Top Mortgage quote

The Statistics of Credit Scoring

When a mortgage company reviews your loan application, they first and foremost want to assess your credit and make sure that you are reliable with money. If you have a lot of past debt, they may be hesitant to extend a loan to you. They must come up with an objective credit score so there is a firm and concrete evaluation of a person’s credit that does not vary according to the person who assesses it.

Rather, the method they use is a statistical calculation whereby a number rating is assigned according to the probability or likelihood that you will pay back the loan. The score will range from 350, which is high risk, to 950, which is low risk. There are a few different types of scores such as FICO scores, created by Fair Isaac & Company, Inc. for all of the credit agencies.

First you should know that your credit score only takes into consideration the information provided on your credit report. It does not take into consideration your income, your savings, the amount of your down payment or any personal information such as race, gender or marital status.

Credit scores usually tell a lender if you have had any debt in the past, how much credit you have had, what your outstanding balances are, your current level of debt, length of your credit history and number of creditors and/or credit inquiries. Some parts of your credit profile are more important than others, meaning that some factors will play more of a role in the lender’s decision to approve or disprove your loan request.

Thirty-five percent of the weight or priority is put on your previous credit performance in relation to your payment history. Thirty percent is put on your current level of debt and current balanced in contrast to the amount of credit granted. Fifteen percent of emphasis is placed on the time your credit has been in use, or the time you have had a credit card open. Fifteen percent also is put on the types of credit you have used, such as debit or credit accounts versus loans. And finally, five percent of the credit evaluation is the number of inquiries you have made, meaning how many times you have signed up or applied for credit or loans, whether or not you were approved.

More than anything else, lenders care the most about whether or not you pay your bills on time. If you have always paid your bills on time in the past, the mortgage company will probably feel safe giving you a loan, because they know you can be trusted to make timely payments.
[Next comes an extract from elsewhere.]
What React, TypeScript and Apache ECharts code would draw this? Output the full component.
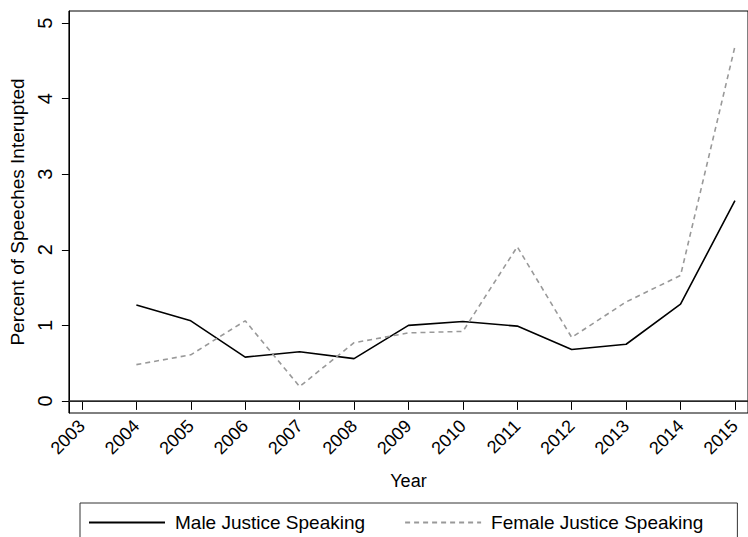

Second, lenders look at how much revolving credit you have inclusive of how often you open cards or how long they remain active.

You should not open a lot of credit unless it is necessary. Sometimes you will forget you have an account open and it will affect your credit profile later. Also, make sure that you have at least one account that has been open six months or longer. Otherwise the lender may need more credit/financial information to make a decision.

Your credit score will always be accompanies by a reason code. There are four main reason codes that pinpoint why you received the score you did, or why you were approved or rejected for your loan. The code gives the most significant or influential factors of your report, not all of the little or more minor considerations. Remember that these scores and codes are given by the mortgage company, not by the credit agency.